South-South cooperation has often been discussed in theoretical terms. But Karabakh shows how regional platforms can translate that vision into action—by creating inclusive spaces for youth, civil society, entrepreneurs, and think tanks to co-design the future. The region’s demographic dividend can only be harnessed through platforms that empower, not patronize, its youth.

ECO and the Global Sustainability Agenda

As the world edges closer to the 2030 Sustainable Development Goals (SDGs) deadline, regional organizations like ECO must play a more assertive role in driving progress. From climate adaptation and food security to digital equity and disaster resilience, the region faces common challenges that demand collective solutions.

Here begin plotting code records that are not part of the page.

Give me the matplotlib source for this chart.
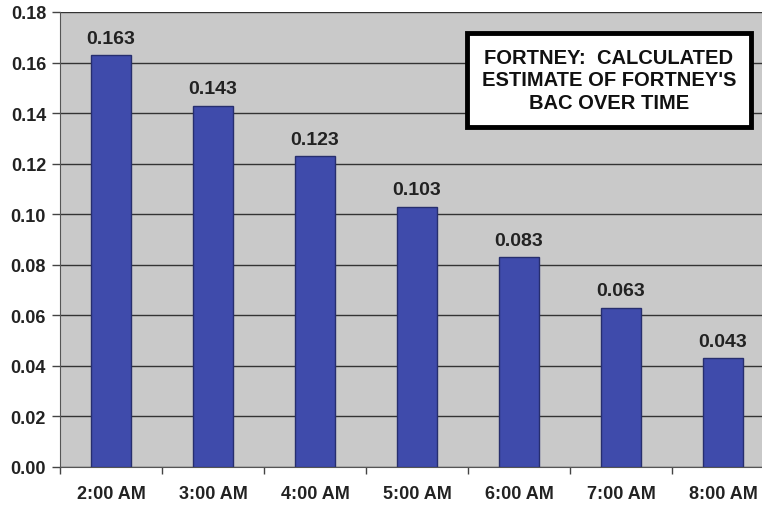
import matplotlib
matplotlib.use("Agg")
import matplotlib.pyplot as plt
from matplotlib.ticker import MultipleLocator, FixedLocator

categories = ["2:00 AM", "3:00 AM", "4:00 AM", "5:00 AM", "6:00 AM", "7:00 AM", "8:00 AM"]
bac = [0.163, 0.143, 0.123, 0.103, 0.083, 0.063, 0.043]
bar_labels = ["0.163", "0.143", "0.123", "0.103", "0.083", "0.063", "0.043"]
title_text = "FORTNEY:  CALCULATED\nESTIMATE OF FORTNEY'S\nBAC OVER TIME"

plt.rcParams['font.family'] = ['Liberation Sans', 'DejaVu Sans']

fig = plt.figure(figsize=(7.62, 5.06), dpi=100)
ax = fig.add_axes([60/762, 38/506, 714/762, 455/506])
ax.set_facecolor("#c9c9c9")

x = list(range(len(categories)))
ax.bar(x, bac, width=0.4, color="#3f4bab", edgecolor="#262e6e", linewidth=1.0, zorder=3)
for xi, v, lab in zip(x, bac, bar_labels):
    ax.text(xi, v + 0.0033, lab, ha="center", va="bottom", fontsize=14,
            fontweight="bold", color="#222222")

ax.set_xlim(-0.5, len(categories) - 0.5)
ax.set_ylim(0, 0.18)
ax.yaxis.set_major_locator(MultipleLocator(0.02))
ax.set_yticklabels([f"{t:.2f}" for t in ax.get_yticks()])
ax.yaxis.grid(True, color="#333333", linewidth=1.0, zorder=1)
ax.set_axisbelow(True)

ax.set_xticks(x)
ax.set_xticklabels(categories)
ax.xaxis.set_minor_locator(FixedLocator([i + 0.5 for i in range(-1, len(categories))]))
ax.tick_params(axis="x", which="major", length=0, pad=13, labelsize=13, labelcolor="#222222")
ax.tick_params(axis="x", which="minor", length=5, width=1, direction="out", color="#444444")
ax.tick_params(axis="y", length=6, width=1, direction="out", pad=4, labelsize=13, labelcolor="#222222", color="#444444")
for lbl in ax.get_xticklabels() + ax.get_yticklabels():
    lbl.set_fontweight("bold")

for s in ["top", "right"]:
    ax.spines[s].set_visible(False)
ax.spines["left"].set_color("#555555")
ax.spines["bottom"].set_color("#555555")

fig.text(609/762, 1 - 81/506, title_text, ha="center", va="center", fontsize=14.5,
         fontweight="bold", color="#111111", linespacing=1.25,
         bbox=dict(boxstyle="square,pad=0.72", facecolor="white", edgecolor="black", linewidth=3.5))

fig.savefig("out.png", dpi=100)
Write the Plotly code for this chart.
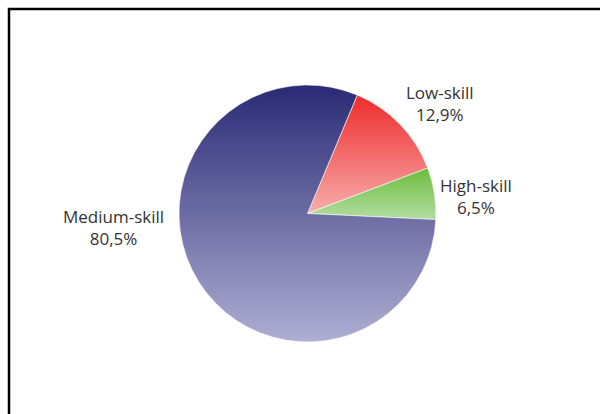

Azerbaijan’s leadership at COP29 this year is a unique opportunity to integrate climate diplomacy into ECO’s agenda. Holding the Summit in Karabakh, a region now being rebuilt with green technologies, reinforces this alignment between regional cooperation and global climate goals.

It is essential that ECO countries move beyond declarations. Concrete deliverables—such as a regional climate adaptation fund, energy transition cooperation, women and youth entrepreneurship programmes, and a digital Silk Road—must be prioritized.

From Karabakh to a Common Future

The 17th ECO Summit in Karabakh is more than a diplomatic gathering—it is a milestone in the evolving narrative of regional resilience, sovereignty, and solidarity. It reminds us that peace and progress go hand in hand. From Islamabad to Baku, from Dushanbe to Tehran, from Bishkek to Ankara, the ECO region holds immense potential—if we are bold enough to act together.

As Chairman of the Belt and Road Initiative for Sustainable Development (BRISD), I call upon ECO leaders to seize this moment, to foster a spirit of pragmatic cooperation and inclusive prosperity, and to ensure that the legacy of Karabakh becomes a beacon of hope—not only for the region, but for the entire Global South.

The road from Karabakh must lead to a new era of regional confidence, where economics, ecology, and equity converge.